:: Data lines

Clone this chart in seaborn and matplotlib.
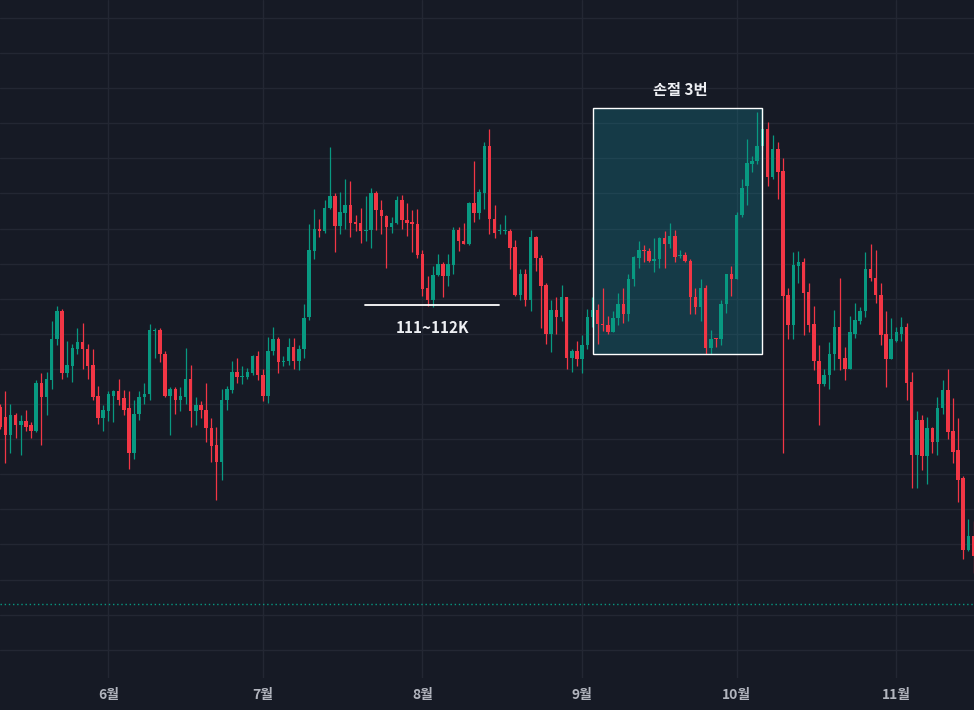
import numpy as np
import pandas as pd
import matplotlib
matplotlib.use("Agg")
import matplotlib.pyplot as plt
import matplotlib.dates as mdates
from matplotlib.patches import Rectangle
import seaborn as sns

# ============================================================
# DATA  (daily candles, price in thousand USD)
# ============================================================

start_date = "2025-05-11"
end_date = "2025-11-16"

opens = (
    [104.8, 104.1, 102.8, 104.2, 103.5, 103.8, 103.5, 103.1, 106.5, 105.5, 106.7, 109.6, 111.6, 107.2, 107.7, 108.9, 109.4, 108.9, 107.8, 105.6, 104.0]
    + [104.5, 105.6, 105.9, 105.4, 104.7, 101.5, 104.3, 105.5, 105.7, 110.2, 110.3, 108.6, 105.6, 106.1, 105.3, 105.5, 106.8, 104.5, 104.9, 104.6, 103.3, 102.1, 100.9, 105.3, 106.0, 107.3, 106.9, 106.9, 107.2, 108.4]
    + [107.1, 105.6, 108.8, 109.6, 108.0, 108.1, 109.1, 108.1, 108.9, 111.2, 115.9, 117.5, 117.3, 119.0, 119.8, 117.7, 118.6, 119.2, 118.0, 117.9, 117.3, 117.4, 120.0, 118.8, 118.4, 117.6, 117.9, 119.5, 118.1, 118.0, 117.8]
    + [115.7, 113.3, 112.4, 114.2, 115.0, 114.1, 114.9, 117.4, 116.6, 116.4, 119.3, 118.6, 120.0, 123.4, 118.2, 117.3, 117.3, 117.3, 116.2, 112.8, 114.3, 112.4, 116.9, 115.4, 113.5, 110.0, 111.7, 111.2, 112.6, 108.3, 108.8]
    + [108.2, 109.2, 111.2, 111.7, 110.7, 110.6, 110.1, 111.1, 112.1, 111.4, 113.9, 115.4, 116.0, 115.9, 115.2, 115.3, 116.8, 116.4, 117.0, 115.55, 115.6, 115.2, 112.6, 111.9, 113.3, 109.0, 109.65, 109.6, 112.1, 114.3]
    + [113.9, 118.5, 120.5, 122.1, 122.3, 123.4, 124.6, 121.2, 123.2, 121.6, 112.8, 110.6, 114.8, 115.1, 113.0, 110.7, 108.1, 106.4, 107.1, 108.6, 110.5, 108.3, 107.5, 110.0, 110.9, 111.6, 114.6, 114.0, 112.8, 110.0, 108.2]
    + [109.5, 110.0, 110.5, 106.6, 101.4, 103.9, 101.3, 103.3, 102.3, 104.7, 106.0, 103.1, 101.7, 99.7, 94.6, 95.6]
)

highs = (
    [105.0, 105.9, 105.0, 104.4, 104.2, 104.6, 103.7, 106.7, 107.2, 107.3, 110.9, 112.0, 111.8, 109.5, 109.3, 110.4, 110.8, 109.3, 108.9, 106.3, 104.9]
    + [105.9, 106.0, 106.8, 106.0, 105.9, 105.3, 105.9, 106.5, 110.7, 110.4, 110.4, 108.8, 106.2, 106.2, 106.2, 109.0, 107.8, 105.5, 105.2, 106.5, 104.0, 103.4, 106.1, 106.3, 108.1, 108.3, 107.7, 107.6, 108.5, 108.8]
    + [107.5, 109.8, 110.5, 109.8, 108.4, 109.7, 109.7, 109.2, 112.1, 117.8, 118.9, 118.2, 119.5, 123.3, 120.0, 120.1, 121.0, 120.9, 118.5, 119.0, 119.8, 120.4, 120.2, 119.5, 118.5, 118.3, 119.8, 119.9, 119.3, 118.8, 118.9]
    + [116.0, 114.1, 114.8, 115.7, 115.1, 115.7, 117.6, 117.6, 117.9, 119.4, 122.3, 120.3, 123.7, 124.6, 119.2, 117.8, 118.5, 117.5, 116.7, 114.6, 114.6, 117.4, 117.0, 115.6, 113.6, 112.4, 112.6, 113.5, 112.6, 108.9, 109.5]
    + [109.9, 111.8, 112.6, 112.1, 113.3, 111.3, 111.6, 112.9, 113.3, 114.3, 115.55, 116.6, 116.3, 116.1, 116.8, 116.9, 117.3, 117.9, 117.4, 116.0, 115.8, 115.3, 113.3, 113.9, 113.5, 110.3, 109.7, 112.4, 114.3, 114.8]
    + [118.7, 121.0, 123.9, 122.7, 125.8, 126.1, 125.1, 124.2, 123.7, 122.5, 113.3, 115.8, 115.9, 115.4, 113.6, 112.0, 109.2, 107.5, 109.4, 111.7, 114.0, 109.1, 111.3, 112.2, 111.9, 115.8, 116.4, 116.0, 113.6, 111.6, 111.1]
    + [110.5, 111.2, 110.8, 107.3, 104.5, 104.2, 104.1, 103.4, 105.5, 106.7, 107.5, 105.4, 104.0, 99.9, 96.8, 96.7]
)

lows = (
    [103.2, 100.8, 101.5, 102.6, 101.4, 103.1, 102.6, 103.0, 102.1, 104.2, 106.1, 109.2, 106.8, 106.9, 106.6, 108.6, 107.5, 106.8, 105.3, 103.6, 103.1]
    + [103.8, 103.7, 104.9, 104.2, 100.4, 101.1, 103.9, 105.0, 105.3, 108.3, 108.0, 105.5, 102.8, 104.3, 104.5, 105.0, 103.4, 103.5, 104.0, 102.3, 100.9, 98.2, 99.6, 104.6, 105.8, 106.5, 106.4, 106.8, 107.1, 106.7]
    + [105.2, 105.1, 108.5, 107.2, 107.7, 107.8, 107.5, 107.4, 108.3, 111.0, 115.3, 116.9, 117.2, 118.9, 115.8, 117.1, 117.5, 116.9, 117.3, 116.5, 116.6, 116.1, 117.4, 117.1, 114.7, 117.2, 117.8, 117.5, 117.0, 115.8, 115.4]
    + [112.7, 112.0, 111.9, 114.1, 112.6, 113.4, 114.3, 115.9, 116.4, 116.3, 118.0, 118.2, 118.9, 117.1, 116.8, 117.1, 117.1, 114.6, 112.7, 112.4, 112.0, 111.6, 114.5, 110.4, 109.3, 108.7, 110.0, 110.9, 107.5, 107.3, 107.7]
    + [107.2, 108.9, 110.5, 109.3, 110.2, 110.0, 110.1, 110.6, 110.8, 110.9, 113.4, 114.7, 115.1, 115.1, 114.4, 114.7, 114.7, 116.1, 115.1, 115.4, 115.1, 111.4, 111.4, 110.9, 108.6, 108.6, 109.1, 109.2, 111.5, 112.7]
    + [113.9, 118.3, 119.2, 121.5, 122.1, 123.1, 120.5, 121.0, 119.6, 101.5, 109.6, 109.6, 113.6, 109.9, 110.1, 107.4, 103.5, 106.3, 106.1, 107.4, 107.4, 106.7, 107.5, 109.7, 110.7, 111.2, 113.8, 112.2, 109.2, 106.2, 108.2]
    + [109.4, 109.5, 105.3, 99.0, 99.0, 100.3, 99.3, 101.5, 101.4, 104.3, 102.5, 100.8, 98.0, 94.0, 94.5, 93.0]
)

closes = (
    [103.4, 102.8, 104.2, 103.5, 103.8, 103.4, 103.1, 106.5, 105.5, 106.8, 109.6, 111.6, 107.2, 107.8, 109.0, 109.4, 108.9, 107.7, 105.5, 104.0, 104.6]
    + [105.7, 105.9, 105.3, 104.6, 101.5, 104.3, 105.5, 105.7, 110.3, 110.3, 108.6, 105.6, 106.1, 105.3, 105.6, 106.8, 104.5, 104.9, 104.6, 103.3, 102.0, 100.9, 105.3, 106.1, 107.3, 106.9, 107.0, 107.3, 108.4, 107.1]
    + [105.6, 108.8, 109.6, 108.0, 108.1, 109.1, 108.1, 108.9, 111.1, 116.0, 117.5, 117.3, 119.0, 119.8, 117.7, 118.7, 119.2, 117.9, 117.8, 117.3, 117.4, 120.0, 118.8, 118.4, 117.6, 117.9, 119.5, 118.1, 117.9, 117.8, 115.6]
    + [113.2, 112.4, 114.2, 115.0, 114.1, 115.0, 117.4, 116.6, 116.4, 119.3, 118.6, 120.1, 123.4, 118.2, 117.2, 117.35, 117.35, 116.1, 112.8, 114.3, 112.4, 116.9, 115.4, 113.4, 110.0, 111.7, 111.2, 112.6, 108.3, 108.8, 108.2]
    + [109.2, 111.2, 111.7, 110.7, 110.6, 110.1, 111.1, 112.1, 111.4, 113.9, 115.5, 116.0, 115.9, 115.2, 115.3, 116.8, 116.4, 117.0, 115.5, 115.6, 115.2, 112.6, 111.9, 113.3, 109.0, 109.6, 109.6, 112.1, 114.3, 113.9]
    + [118.5, 120.4, 122.2, 122.3, 123.4, 124.6, 121.2, 123.2, 121.5, 112.7, 110.6, 114.9, 115.1, 112.9, 110.6, 108.1, 106.4, 107.1, 108.6, 110.5, 108.2, 107.5, 110.1, 111.0, 111.6, 114.6, 114.0, 112.8, 109.9, 108.2, 109.6]
    + [110.1, 110.5, 106.5, 101.4, 103.9, 101.3, 103.3, 102.3, 104.7, 106.0, 103.0, 101.6, 99.6, 94.6, 95.6, 94.2]
)

month_ticks = ["2025-06-01", "2025-07-01", "2025-08-01", "2025-09-01", "2025-10-01", "2025-11-01"]
month_labels = ["6월", "7월", "8월", "9월", "10월", "11월"]

last_price = 90.74          # dotted "current price" line
support_level = 112.06      # 111~112K line
box_low, box_high = 108.57, 126.09

# ============================================================
# STYLE
# ============================================================

BG = "#161a25"
GRID = "#232733"
UP = "#089981"
DOWN = "#f23645"
TEXT = "#eef0f4"
AXIS_TEXT = "#b2b5be"

sns.set_theme(style="dark", rc={
    "axes.facecolor": BG,
    "figure.facecolor": BG,
    "grid.color": GRID,
    "grid.linewidth": 1.0,
})
plt.rcParams["font.family"] = ["Noto Sans CJK KR", "DejaVu Sans"]

df = pd.DataFrame({
    "date": pd.date_range(start_date, end_date, freq="D"),
    "open": opens,
    "high": highs,
    "low": lows,
    "close": closes,
})
df["up"] = df["close"] >= df["open"]
df["color"] = np.where(df["up"], UP, DOWN)
df["body_low"] = df[["open", "close"]].min(axis=1)
df["body_h"] = (df["close"] - df["open"]).abs().clip(lower=0.08)

# ============================================================
# PLOT
# ============================================================

fig = plt.figure(figsize=(9.74, 7.10), dpi=100)
ax = fig.add_axes([0, 32 / 710, 1, 678 / 710])

jun1 = mdates.date2num(pd.Timestamp("2025-06-01"))

# box under the candles (fill), edge on top
ax.add_patch(Rectangle((jun1 + 94.1, box_low), 32.8, box_high - box_low,
                       facecolor="#149aad", alpha=0.25, edgecolor="none", zorder=1))

ax.vlines(df["date"], df["low"], df["high"], colors=df["color"], linewidth=0.9, zorder=2)
ax.bar(df["date"], df["body_h"], bottom=df["body_low"], width=0.68,
       color=df["color"], linewidth=0, zorder=3)

ax.add_patch(Rectangle((jun1 + 94.1, box_low), 32.8, box_high - box_low,
                       facecolor="none", edgecolor="white", linewidth=1.0, zorder=4))

ax.axhline(last_price, color=UP, linestyle=(0, (1, 2)), linewidth=1.0, zorder=2)

ax.plot([jun1 + 49.84, jun1 + 75.86], [support_level, support_level],
        color="white", linewidth=1.3, zorder=4)
ax.text(jun1 + 63.0, 110.42, "111~112K", color=TEXT, fontsize=11,
        fontweight="bold", ha="center", va="center", zorder=5)
ax.text(jun1 + 111.0, 127.37, "손절 3번", color=TEXT, fontsize=11,
        fontweight="bold", ha="center", va="center", zorder=5)

ax.set_xlim(jun1 - 21.03, jun1 + 168.09)
ax.set_ylim(85.49, 133.78)

ax.set_yticks(np.arange(87.5, 133.0, 2.5))
ax.set_xticks(mdates.date2num(pd.to_datetime(month_ticks)))
ax.set_xticklabels(month_labels)
ax.tick_params(axis="x", length=0, pad=7, labelsize=10, colors=AXIS_TEXT)
ax.tick_params(axis="y", length=0, labelleft=False)
for lab in ax.get_xticklabels():
    lab.set_fontweight("bold")

ax.grid(True, axis="both", color=GRID, linewidth=1.0)
ax.set_axisbelow(True)
sns.despine(ax=ax, left=True, bottom=True, right=True, top=True)
ax.set_xlabel("")
ax.set_ylabel("")

fig.savefig("out.png", dpi=100, facecolor=BG)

::::

• Task objective
Where does the word "seaborn" appear? Return each line that holds it.

• Exercise result
Clone this chart in seaborn and matplotlib.
import seaborn as sns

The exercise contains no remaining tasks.